The book is particularly fascinated by Quanah Parker, the mixed-race child of Comanche chief Peta Nokona and Cynthia Parker, a white woman captured and adopted by Comanches as a child. Parker was wildly successful as a war chief during the last period of the Comanche "empire" on the plains, and then managed to reinvent himself  as a wildly successful assimilated reservation Indian when he saw the writing on the wall. He was an effective leader in getting his people to adapt their existing culture, but was unable to get a people raised free on the plains to adapt to sedentary farming life. Imagine, though, if the Comanches had gotten a new lease on their plains life -- at the cost of allying themselves with other plains tribes. I think maybe Quanah Parker could have managed it.

The book is an incredibly fun and interesting read, well-written as a cracking good tale, and without pulling any punches about either Indian atrocities, or Western mendacity and betrayal.

Death to the Dictator is a very engaging, and very fast, read. It's the true story (I think, can't seem to find information) of a young man who gets involved in the election campaign and subsequent protests in Tehran during the 2009 Iranian election (in which the opposition leader, expected to win, lost amid huge protests claiming fraud.) More than that, though, it's a view, from the ground, of what that historic episode was about.
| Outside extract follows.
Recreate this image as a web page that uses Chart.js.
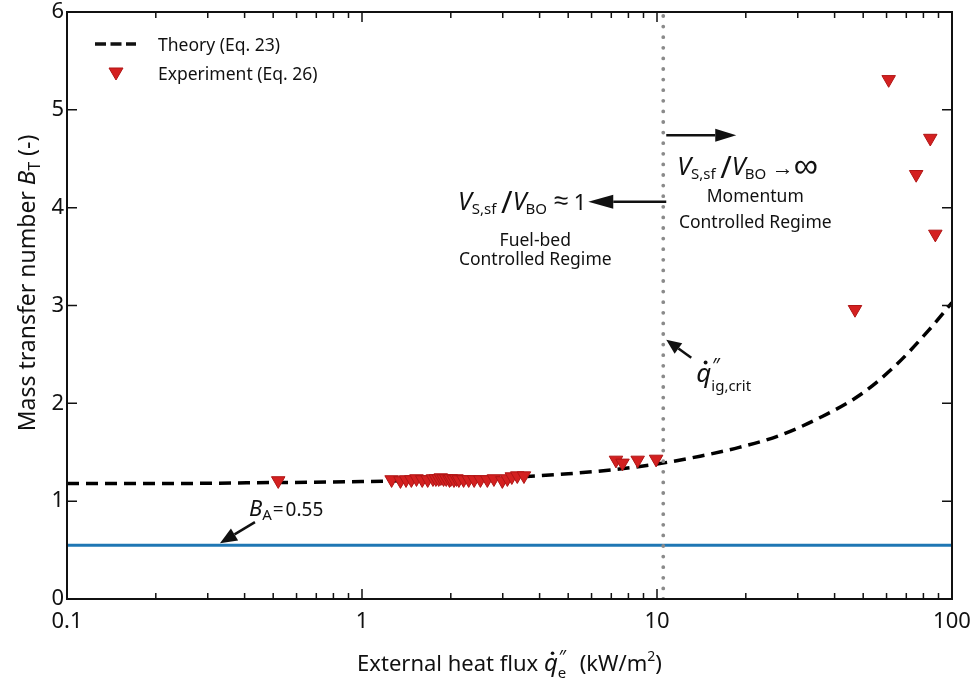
<!DOCTYPE html>
<html>
<head>
<meta charset="utf-8">
<script src="https://cdn.jsdelivr.net/npm/chart.js@4.4.0/dist/chart.umd.min.js"></script>
<style>
  html, body { margin: 0; padding: 0; background: #fff; overflow: hidden; }
  canvas { display: block; }
</style>
</head>
<body>
<canvas id="chart" width="973" height="690"></canvas>
<script>
// theory curve (Eq. 23)
const theoryFlux = [0.1, 0.2, 0.5, 1, 2, 3, 5, 7, 10, 14, 19, 26, 36, 49, 64, 83, 100];
const theoryB = [1.18, 1.18, 1.19, 1.20, 1.22, 1.24, 1.28, 1.32, 1.38, 1.46, 1.55, 1.67, 1.86, 2.09, 2.38, 2.74, 3.03];

// experiment points (Eq. 26)
const expFlux = [0.52,
	1.26, 1.35, 1.41, 1.47, 1.53, 1.60, 1.67, 1.74, 1.78, 1.82, 1.85, 1.89, 1.93, 1.98, 2.00,
	2.05, 2.09, 2.13, 2.21, 2.30, 2.40, 2.52, 2.66, 2.80, 2.99, 3.11, 3.22, 3.36, 3.54,
	7.26, 7.64, 8.6, 9.93,
	46.9, 61, 75.6, 84.4, 87.8];
const expB = [1.21,
	1.22, 1.21, 1.22, 1.22, 1.23, 1.22, 1.22, 1.23, 1.23, 1.23, 1.24, 1.23, 1.23, 1.22, 1.23,
	1.22, 1.23, 1.22, 1.22, 1.22, 1.22, 1.22, 1.22, 1.23, 1.21, 1.23, 1.25, 1.26, 1.26,
	1.42, 1.39, 1.42, 1.43,
	2.96, 5.31, 4.34, 4.71, 3.73];

const qCrit = 10.5;
const bA = 0.55;
const xRange = [0.1, 100];
const xTicks = [0.1, 1, 10, 100];
const yTicks = [0, 1, 2, 3, 4, 5, 6];

const FONT = "'Noto Sans', sans-serif";
const RED = "#d42020";

const fnt = (s, it) => (it ? "italic " : "") + s + "px " + FONT;

// draws text made of parts (normal, italic, sub/superscripts)
drawRich = (ctx, parts, x, y, align) => {
	let total = 0;
	parts.forEach((p) => {
		if (p.sup !== undefined || p.sub !== undefined) {
			ctx.font = fnt(p.s, false);
			p.w = Math.max(ctx.measureText(p.sup || "").width, ctx.measureText(p.sub || "").width);
		} else {
			ctx.font = fnt(p.s, p.i);
			p.w = ctx.measureText(p.t).width;
		}
		total += p.w + (p.gap || 0);
	});
	let cx = align === "center" ? x - total / 2 : align === "right" ? x - total : x;
	ctx.textBaseline = "alphabetic";
	ctx.textAlign = "left";
	parts.forEach((p) => {
		if (p.sup !== undefined || p.sub !== undefined) {
			ctx.font = fnt(p.ss || p.s, false);
			if (p.sup) ctx.fillText(p.sup, cx + (p.supdx || 0), y - p.up);
			ctx.font = fnt(p.s, false);
			if (p.sub) ctx.fillText(p.sub, cx, y + p.down);
		} else {
			ctx.font = fnt(p.s, p.i);
			ctx.fillText(p.t, cx, y + (p.dy || 0));
			if (p.dot) {
				ctx.beginPath();
				ctx.arc(cx + p.w * 0.62, y - p.s * 0.74, p.s * 0.075, 0, 2 * Math.PI);
				ctx.fill();
			}
		}
		cx += p.w + (p.gap || 0);
	});
};

drawArrow = (ctx, x1, y1, x2, y2, head, half, lw) => {
	const a = Math.atan2(y2 - y1, x2 - x1);
	const bx = x2 - head * Math.cos(a), by = y2 - head * Math.sin(a);
	ctx.lineWidth = lw;
	ctx.beginPath();
	ctx.moveTo(x1, y1);
	ctx.lineTo(bx, by);
	ctx.stroke();
	ctx.beginPath();
	ctx.moveTo(x2, y2);
	ctx.lineTo(bx + half * Math.sin(a), by - half * Math.cos(a));
	ctx.lineTo(bx - half * Math.sin(a), by + half * Math.cos(a));
	ctx.closePath();
	ctx.fill();
};

const noPad = (s) => {
	s.paddingLeft = 0;
	s.paddingRight = 0;
	s.paddingTop = 0;
	s.paddingBottom = 0;
};

const decor = {
	id: "decor",
	afterDraw(chart) {
		const ctx = chart.ctx;
		const ca = chart.chartArea;
		const xs = chart.scales.x, ys = chart.scales.y;
		ctx.save();
		ctx.fillStyle = "#111";
		ctx.strokeStyle = "#111";

		// frame, one side at a time
		const L = Math.round(ca.left), R = Math.round(ca.right);
		const T = Math.round(ca.top), B = Math.round(ca.bottom);
		ctx.lineWidth = 2;
		ctx.beginPath();
		ctx.moveTo(L, T - 1); ctx.lineTo(L, B + 1);
		ctx.moveTo(R, T - 1); ctx.lineTo(R, B + 1);
		ctx.moveTo(L - 1, T); ctx.lineTo(R + 1, T);
		ctx.moveTo(L - 1, B); ctx.lineTo(R + 1, B);
		ctx.stroke();

		// inward ticks, x (major + minor), bottom and top
		ctx.lineWidth = 1.5;
		for (let d = 0.1; d < 100; d *= 10) {
			for (let m = 1; m < 10; m++) {
				const px = xs.getPixelForValue(d * m);
				const len = m === 1 ? 10 : 6;
				ctx.beginPath();
				ctx.moveTo(px, B); ctx.lineTo(px, B - len);
				ctx.moveTo(px, T); ctx.lineTo(px, T + len);
				ctx.stroke();
			}
		}
		yTicks.forEach((v) => {
			const py = ys.getPixelForValue(v);
			ctx.beginPath();
			ctx.moveTo(L, py); ctx.lineTo(L + 10, py);
			ctx.moveTo(R, py); ctx.lineTo(R - 10, py);
			ctx.stroke();
		});

		// axis titles
		drawRich(ctx, [
			{ t: "External heat flux ", s: 22 },
			{ t: "q", s: 24, i: true, dot: true },
			{ sup: "\u2033", sub: "e", s: 15, ss: 18, up: 8, down: 7, supdx: 1, gap: 2 },
			{ t: "  (kW/m", s: 22 },
			{ sup: "2", s: 14, up: 10 },
			{ t: ")", s: 22 },
		], (ca.left + ca.right) / 2, 671, "center");

		ctx.save();
		ctx.translate(35, 283);
		ctx.rotate(-Math.PI / 2);
		drawRich(ctx, [
			{ t: "Mass transfer number ", s: 23 },
			{ t: "B", s: 24, i: true },
			{ sub: "T", s: 16, down: 5 },
			{ t: " (-)", s: 23 },
		], 0, 0, "center");
		ctx.restore();

		// legend
		ctx.save();
		ctx.lineWidth = 3.5;
		ctx.setLineDash([11, 4.5]);
		ctx.beginPath();
		ctx.moveTo(95, 44); ctx.lineTo(136, 44);
		ctx.stroke();
		ctx.restore();
		ctx.fillStyle = RED;
		ctx.strokeStyle = "#b01515";
		ctx.lineWidth = 1;
		ctx.beginPath();
		ctx.moveTo(109, 68); ctx.lineTo(123, 68); ctx.lineTo(116, 80);
		ctx.closePath(); ctx.fill(); ctx.stroke();
		ctx.fillStyle = "#111";
		ctx.strokeStyle = "#111";
		ctx.font = fnt(17.5, false);
		ctx.textAlign = "left";
		ctx.textBaseline = "middle";
		ctx.fillText("Theory (Eq. 23)", 158, 46);
		ctx.fillText("Experiment (Eq. 26)", 158, 75);

		// regime annotations
		const xc = xs.getPixelForValue(qCrit);
		const yR = ys.getPixelForValue(4.74);
		const yL = ys.getPixelForValue(4.06);
		drawArrow(ctx, xc + 3, yR, xc + 73, yR, 21, 6.5, 2.5);
		drawArrow(ctx, xc + 3, yL, xc - 75, yL, 25, 7, 2.5);

		const ratio = (tail) => [
			{ t: "V", s: 25, i: true },
			{ sub: "S,sf", s: 15, down: 4 },
			{ t: "  ", s: 9 },
			{ t: "/", s: 31, dy: 3 },
			{ t: "V", s: 25, i: true, gap: -1 },
			{ sub: "BO", s: 15, down: 4 },
		].concat(tail);

		drawRich(ctx, ratio([
			{ t: " \u2248", s: 26, dy: -1 },
			{ t: " 1", s: 22, gap: 1 },
		]), xc - 76, yL + 8, "right");
		ctx.font = fnt(17.5, false);
		ctx.textAlign = "center";
		ctx.textBaseline = "alphabetic";
		ctx.fillText("Fuel-bed", xc - 128, yL + 44);
		ctx.fillText("Controlled Regime", xc - 128, yL + 63);

		drawRich(ctx, ratio([
			{ t: " \u2192", s: 22 },
			{ t: "\u221e", s: 34, dy: 2 },
		]), xc + 14, yR + 40, "left");
		ctx.font = fnt(17.5, false);
		ctx.textAlign = "center";
		ctx.textBaseline = "alphabetic";
		ctx.fillText("Momentum", xc + 92, yR + 67);
		ctx.fillText("Controlled Regime", xc + 92, yR + 93);

		// critical heat flux label
		const yq = ys.getPixelForValue(2.65);
		drawArrow(ctx, xc + 28, yq + 18, xc + 3, yq, 15, 6.5, 2.5);
		drawRich(ctx, [
			{ t: "q", s: 26, i: true, dot: true },
			{ sup: "\u2033", sub: "ig,crit", s: 15, ss: 19, up: 10, down: 9, supdx: 1 },
		], xc + 33, yq + 42, "left");

		// B_A label
		const yb = ys.getPixelForValue(bA);
		const xb = xs.getPixelForValue(0.33);
		drawArrow(ctx, xb + 35, yb - 23, xb, yb - 2, 17, 7, 2.5);
		drawRich(ctx, [
			{ t: "B", s: 22, i: true },
			{ sub: "A", s: 15, down: 4, gap: 1 },
			{ t: "=", s: 19, gap: 2 },
			{ t: "0.55", s: 19 },
		], xb + 29, yb - 29, "left");

		ctx.restore();
	},
};

const ctx = document.querySelector("#chart");

const theoryData = theoryFlux.map((q, i) => ({ x: q, y: theoryB[i] }));
const expData = expFlux.map((q, i) => ({ x: q, y: expB[i] }));
const baseLine = xRange.map((q) => ({ x: q, y: bA }));
const critLine = [0, 6].map((b) => ({ x: qCrit, y: b }));

new Chart(ctx, {
	type: "scatter",
	data: {
		datasets: [
			{
				label: "Experiment (Eq. 26)",
				data: expData,
				pointStyle: "triangle",
				rotation: 180,
				pointRadius: 7.8,
				backgroundColor: RED,
				borderColor: "#b01515",
				borderWidth: 1,
				order: 0,
			},
			{
				label: "qcrit",
				data: critLine,
				showLine: true,
				pointRadius: 0,
				borderColor: "#8a8a8a",
				borderWidth: 3.8,
				borderDash: [0, 10.6],
				borderCapStyle: "round",
				order: 1,
			},
			{
				label: "Theory (Eq. 23)",
				data: theoryData,
				showLine: true,
				pointRadius: 0,
				borderColor: "#000",
				borderWidth: 3.5,
				borderDash: [12, 7],
				cubicInterpolationMode: "monotone",
				order: 2,
			},
			{
				label: "B_A",
				data: baseLine,
				showLine: true,
				pointRadius: 0,
				borderColor: "#1f77b4",
				borderWidth: 3,
				order: 3,
			},
		],
	},
	options: {
		responsive: false,
		animation: false,
		devicePixelRatio: 1,
		layout: { padding: { top: 12, right: 21, left: 0, bottom: 0 } },
		plugins: {
			legend: { display: false },
			tooltip: { enabled: false },
		},
		scales: {
			x: {
				type: "logarithmic",
				min: xRange[0],
				max: xRange[1],
				afterBuildTicks: (s) => { s.ticks = xTicks.map((v) => ({ value: v })); },
				afterFit: (s) => { s.height = 91; noPad(s); },
				ticks: {
					font: { family: FONT, size: 22 },
					color: "#111",
					padding: 10,
					maxRotation: 0,
					autoSkip: false,
					callback: (v) => String(v),
				},
				grid: { display: false, drawTicks: false },
				border: { display: false },
			},
			y: {
				min: 0,
				max: 6,
				afterBuildTicks: (s) => { s.ticks = yTicks.map((v) => ({ value: v })); },
				afterFit: (s) => { s.width = 67; noPad(s); },
				ticks: {
					font: { family: FONT, size: 22 },
					color: "#111",
					padding: 3,
				},
				grid: { display: false, drawTicks: false },
				border: { display: false },
			},
		},
	},
	plugins: [decor],
});
</script>
</body>
</html>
Not a lot of history is sketched out here, but enough to ground even the most ignorant reader (namely, me) in the context of last year's happenings. More than that, even, it's a portrait of the young adult generation of urban Iran: their attitudes, fears, concerns, blind-spots, and courage. I highly recommend this book. (Warning: he is arrested and subjected to torture and rape, so some of this might be triggering.)